I’ll pursue testing the app in the no-thread mode and try and see what happen

One more interesting thing:

I’ve tried too a different approach ie:
load_prc_file_data("", “support-threads 1”);
load_prc_file_data("", “threading-model /Draw”);

and only one task_chain (ie no task_chain threading)

The outcome is:

no more crash at launch with “threading-model /Draw”, it seems that having only one task_chain helped on this
barely any performance improvement from previous post
ie fps now divided by 4.5

As of now, ffmpeg crash or freeze is not manifesting, but still exercicing the app…

Status: in case it helps…

After regenerating a new Panda-1.8.0 after David’s reported FMOD change yesterday evening in
the CVS. (as per [setOneShot and RTMCopyRam?) )

config:

(build Windows7 --no-python --optimize 4)

  load_prc_file_data("", "lock-to-one-cpu 0");
  load_prc_file_data("", "support-threads 1");
  load_prc_file_data("", "sync_video 1");

+ 4 task_chains

PLUS: :smiley:

Not getting anymore 
:movies:ffmpeg(warning): Invalid and inefficient vfw-avi packed B frames detected 

Not getting anymore weird sound acceleration, ie strange audio phenomenon that was happening whenever a sound->play() was issued in a task_chain

average FPS = 59.8 fps !!

bullet ok

MINUS: :cry:

Still sporadic app freezes, "ie application not responding".

That’s it for the time being:
Will try to make a panda built with --override “DEBUG_THREADS = 1”

Hi, as a follow up, I’ve isolated a call stack when the sporadic bug occurs.

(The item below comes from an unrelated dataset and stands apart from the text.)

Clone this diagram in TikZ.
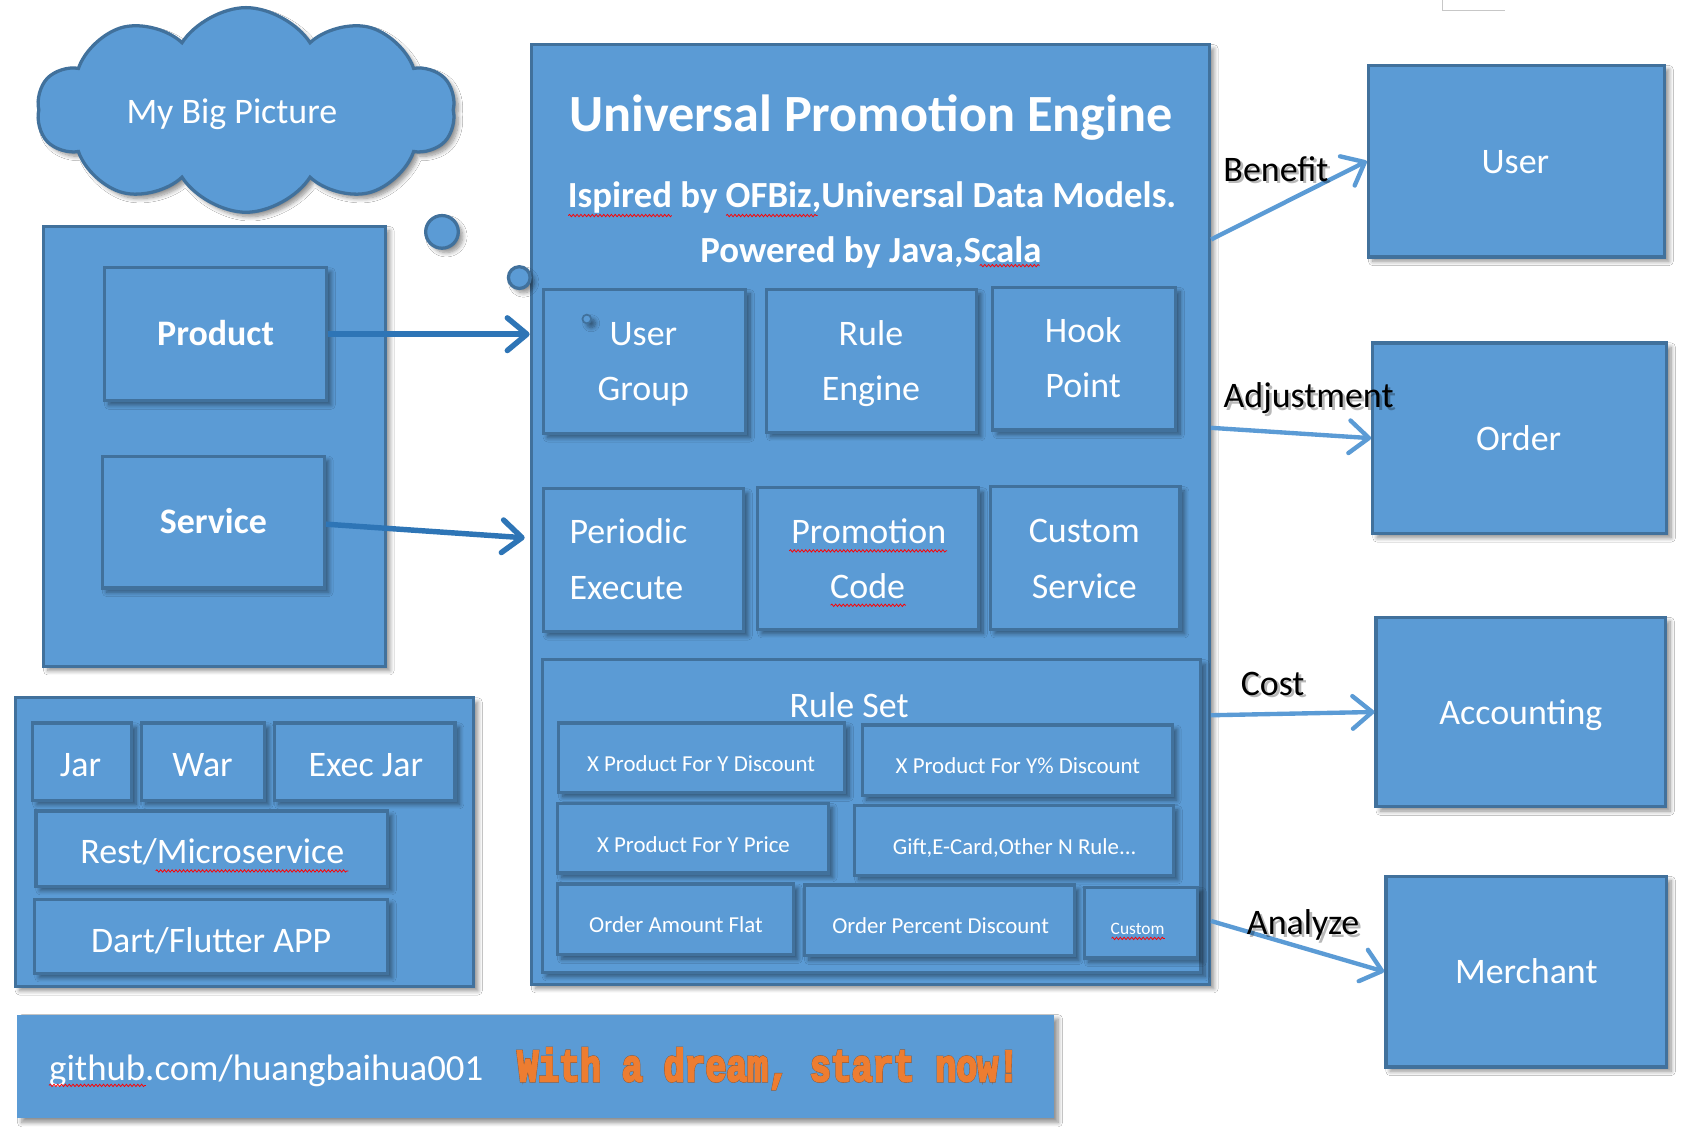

Here it is:

in CopyOnWritepointer.cxx

CPT(CopyOnWriteObject) CopyOnWritePointer::
get_read_pointer() const {
  if (_object == (CopyOnWriteObject *)NULL) {
    return NULL;
  }

  Thread *current_thread = Thread::get_current_thread();

  MutexHolder holder(_object->_lock_mutex); // ***** crashes here ***
  while (_object->_lock_status == CopyOnWriteObject::LS_locked_write) {
    if (_object->_locking_thread == current_thread) {
      return _object;
	libpanda.dll!CopyOnWritePointer::get_read_pointer()  Line 39 + 0x12 bytes	C++
 	libpanda.dll!CopyOnWritePointerTo<AnimPreloadTable>::get_read_pointer()  Line 285 + 0x10 bytes	C++
 	libpanda.dll!GeomVertexDataPipelineReader::make_array_readers()  Line 2164 + 0x1f bytes	C++
 	libpanda.dll!Geom::draw(GraphicsStateGuardianBase * gsg=0x01af3b50, const GeomMunger * munger=0x045d81a8, const GeomVertexData * vertex_data=0x2a2d6f2c, bool force=false, Thread * current_thread=0x01af20b8)  Line 1219	C++
 	libpanda.dll!CullBinStateSorted::draw(bool force=false, Thread * current_thread=0x01af20b8)  Line 90 + 0x2c bytes	C++
 	libpanda.dll!CullResult::draw(Thread * current_thread=0x01af20b8)  Line 286 + 0x29 bytes	C++
 	libpanda.dll!GraphicsEngine::do_draw(CullResult * cull_result=0x28493110, SceneSetup * scene_setup=0x2ff5ff88, GraphicsOutput * win=0x04587a38, DisplayRegion * dr=0x04588a38, Thread * current_thread=0x01af20b8)  Line 1903	C++
 	libpanda.dll!GraphicsEngine::draw_bins(GraphicsOutput * win=, DisplayRegion * dr=, Thread * current_thread=)  Line 1543	C++
 	libpanda.dll!GraphicsEngine::draw_bins(const ov_set<PointerTo<GraphicsOutput>,IndirectLess<GraphicsOutput> > & wlist={...}, Thread * current_thread=0x01af20b8)  Line 1494 + 0xf bytes	C++
 	libpanda.dll!GraphicsEngine::WindowRenderer::do_frame(GraphicsEngine * engine=0x01af2ab0, Thread * current_thread=0x00000000)  Line 2476	C++
 	libpanda.dll!GraphicsEngine::render_frame()  Line 744	C++
 	libp3framework.dll!PandaFramework::task_igloop(GenericAsyncTask * task=0x01b08d3c, void * data=0x00ad9ba0)  Line 1581	C++
 	libpanda.dll!GenericAsyncTask::do_task()  Line 76 + 0x10 bytes	C++
 	libpanda.dll!AsyncTask::unlock_and_do_task()  Line 457	C++
 	libpanda.dll!AsyncTaskChain::service_one_task(AsyncTaskChain::AsyncTaskChainThread * thread=)  Line 770 + 0xd bytes	C++
 	libpanda.dll!AsyncTaskChain::do_poll()  Line 1306	C++

Hmm, that’s trouble. That call stack seems to imply that one of the Geoms in the scene graph has gone bad; specifically, it references an invalid GeomVertexData. No idea how that could have happened, but it certainly isn’t directly related to the ffmpeg library, which has nothing to do with GeomVertexData.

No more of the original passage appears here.